Okay, I know I'm dreaming when I think that every kid must have had a mom as great as mine, but honestly, it saddens me to think otherwise.  I know not every mom would have been okay with second, or third, or tenth place, or not qualifying to nationals, or even wanting to quit the sport she had sacrificed so much for me to do.  I also know that not every mom would let their kid go back to a sport that ravaged their body into two reconstructive surgeries, because I wasn't ready to let it go.  

My amazing Mom and I at the last meet of my collegiate career.
My Mom was with out a doubt, the definition of a great mom.  She still is.  I have no idea where I would be without her and everything she has done for me.  She has taught me kindness, compassion, strength, perseverance and courage... all things that I needed to be a good athlete, but more importantly, all things that I still need to be a good person.  I would share her with the world if I could, because I think that every kid deserves to have a mom like mine.  

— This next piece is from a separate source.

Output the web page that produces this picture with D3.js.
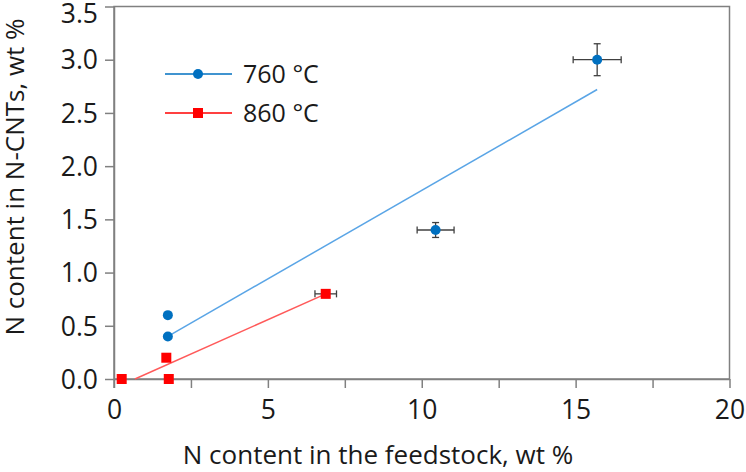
<!DOCTYPE html>
<html><head><meta charset="utf-8">
<script src="https://cdn.jsdelivr.net/npm/d3@7"></script>
<style>body{margin:0;background:#fff}svg{display:block}text{font-family:"Open Sans",sans-serif;fill:#1a1a1a}</style>
</head><body><svg id="c" width="746" height="472"></svg>
<script>
const xTicks = [0, 5, 10, 15, 20];
const xMinorTicks = [0, 2.5, 5, 7.5, 10, 12.5, 15, 17.5, 20];
const yTicks = [0, 0.5, 1.0, 1.5, 2.0, 2.5, 3.0, 3.5];
const s760 = [
  {x: 1.75, y: 0.6, ex: 0, ey: 0},
  {x: 1.75, y: 0.4, ex: 0, ey: 0},
  {x: 10.45, y: 1.4, ex: 0.6, ey: 0.07},
  {x: 15.7, y: 3.0, ex: 0.78, ey: 0.15}
];
const s860 = [
  {x: 0.25, y: 0, ex: 0, ey: 0},
  {x: 1.7, y: 0.2, ex: 0, ey: 0},
  {x: 1.78, y: 0, ex: 0, ey: 0},
  {x: 6.88, y: 0.8, ex: 0.35, ey: 0}
];
const fit760 = [{x: 1.75, y: 0.4}, {x: 15.7, y: 2.72}];
const fit860 = [{x: 0.68, y: 0}, {x: 6.88, y: 0.8}];
const legendLabels = ["760 °C", "860 °C"];

const svg = d3.select("#c");
const L = 114, R = 729.5, T = 6.5, B = 379;
const x = d3.scaleLinear().domain([0, 20]).range([L, R]);
const y = d3.scaleLinear().domain([0, 3.5]).range([B, T]);
const axisColor = "#808080";
const tickFont = 26.5;

// frame
svg.append("rect").attr("x", L).attr("y", T).attr("width", R - L).attr("height", B - T)
  .attr("fill", "none").attr("stroke", axisColor).attr("stroke-width", 1.5);

// x axis
const gx = svg.append("g").attr("transform", `translate(0,${B})`)
  .call(d3.axisBottom(x).tickValues(xMinorTicks).tickSize(9).tickFormat(d => xTicks.includes(d) ? d : "").tickSizeOuter(0));
gx.select(".domain").attr("stroke", axisColor).attr("stroke-width", 1.5);
gx.selectAll(".tick line").attr("stroke", axisColor).attr("stroke-width", 1.5);
gx.selectAll(".tick text").attr("font-size", tickFont).attr("dy", 0).attr("y", 40).style("fill", "#1a1a1a").attr("font-family", '"Open Sans",sans-serif');

// y axis
const gy = svg.append("g").attr("transform", `translate(${L},0)`)
  .call(d3.axisLeft(y).tickValues(yTicks).tickSize(9).tickFormat(d3.format(".1f")).tickSizeOuter(0));
gy.select(".domain").attr("stroke", axisColor).attr("stroke-width", 1.5);
gy.selectAll(".tick line").attr("stroke", axisColor).attr("stroke-width", 1.5);
gy.selectAll(".tick text").attr("font-size", tickFont).attr("x", -16).attr("dy", "0.35em").style("fill", "#1a1a1a").attr("font-family", '"Open Sans",sans-serif');
// keep the top label inside the picture, as in the reference
gy.selectAll(".tick").filter(d => d === 3.5).select("text").attr("y", 7);
// y axis extends down to x tick length
svg.append("line").attr("x1", L).attr("x2", L).attr("y1", B).attr("y2", B + 9).attr("stroke", axisColor).attr("stroke-width", 1.5);

// axis titles
svg.append("text").attr("x", 378).attr("y", 464).attr("text-anchor", "middle")
  .attr("font-size", 26).text("N content in the feedstock, wt %");
svg.append("text").attr("transform", `translate(24,177) rotate(-90)`).attr("text-anchor", "middle")
  .attr("font-size", 26).text("N content in N-CNTs, wt %");

const line = d3.line().x(d => x(d.x)).y(d => y(d.y));
svg.append("path").datum(fit760).attr("d", line).attr("stroke", "#5aa5e6").attr("stroke-width", 1.5).attr("fill", "none");
svg.append("path").datum(fit860).attr("d", line).attr("stroke", "#ff5a5a").attr("stroke-width", 1.5).attr("fill", "none");

function errorBars(data) {
  const g = svg.append("g").attr("stroke", "#404040").attr("stroke-width", 1.3);
  data.filter(d => d.ex > 0).forEach(d => {
    g.append("line").attr("x1", x(d.x - d.ex)).attr("x2", x(d.x + d.ex)).attr("y1", y(d.y)).attr("y2", y(d.y));
    [d.x - d.ex, d.x + d.ex].forEach(v => g.append("line").attr("x1", x(v)).attr("x2", x(v)).attr("y1", y(d.y) - 3.5).attr("y2", y(d.y) + 3.5));
  });
  data.filter(d => d.ey > 0).forEach(d => {
    g.append("line").attr("x1", x(d.x)).attr("x2", x(d.x)).attr("y1", y(d.y - d.ey)).attr("y2", y(d.y + d.ey));
    [d.y - d.ey, d.y + d.ey].forEach(v => g.append("line").attr("x1", x(d.x) - 3.5).attr("x2", x(d.x) + 3.5).attr("y1", y(v)).attr("y2", y(v)));
  });
}
errorBars(s760);
errorBars(s860);

svg.append("g").selectAll("circle").data(s760).join("circle")
  .attr("cx", d => x(d.x)).attr("cy", d => y(d.y)).attr("r", 5).attr("fill", "#0070c0");
svg.append("g").selectAll("rect").data(s860).join("rect")
  .attr("x", d => x(d.x) - 5).attr("y", d => y(d.y) - 5).attr("width", 10).attr("height", 10).attr("fill", "#ff0000");

// legend
const lg = svg.append("g");
const ly = [74, 113];
lg.append("line").attr("x1", 165).attr("x2", 232).attr("y1", ly[0]).attr("y2", ly[0]).attr("stroke", "#0070c0").attr("stroke-width", 1.5);
lg.append("circle").attr("cx", 198).attr("cy", ly[0]).attr("r", 5).attr("fill", "#0070c0");
lg.append("line").attr("x1", 165).attr("x2", 232).attr("y1", ly[1]).attr("y2", ly[1]).attr("stroke", "#ff0000").attr("stroke-width", 1.5);
lg.append("rect").attr("x", 193).attr("y", ly[1] - 5).attr("width", 10).attr("height", 10).attr("fill", "#ff0000");
legendLabels.forEach((t, i) => lg.append("text").attr("x", 243).attr("y", ly[i]).attr("dy", "0.35em").attr("font-size", 25).text(t));
</script></body></html>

I've posted two of the Proctor and Gamble videos that truly touched me.  Although, I invite you all to head to the P&G website and check out all of their "Raising an Olympian" videos.  They are truly inspiring.  I love the "kids" video, but I truly adore the second one.  I think it speaks so true to what Moms do each day.  Thanks to my amazing mom (and spectacular dad!) for allowing me to chase my dreams in the sport that I love so much.  They have even supported my goals to be a great coach!  Nothing has been easy, but I guess nothing that is worth it ever is!  I learned that from my wonderful, inspiring and loving parents- and I am very much looking forward to the day I can share this love with my own kids!  Thanks, Mom (and Dad!) I love you both more than words will ever say!


Love True,
Allison

Monday, July 9, 2012

ONE YEAR!!

Hello Friends!
I hope you are all doing splendidly on this lovely Monday morning!  I am posting today from under the big blue sky in my parent's back yard.  This week called for a little rest and relaxation, as I wrapped up the third session of my new gymnastics program.  The summer seems to be flying by as 9 weeks of gymnastics are now over, and I am looking forward to the next two weeks of Warhawk Gymnastics camp, followed by what is sure to be a magical wedding between two of my dearest friends.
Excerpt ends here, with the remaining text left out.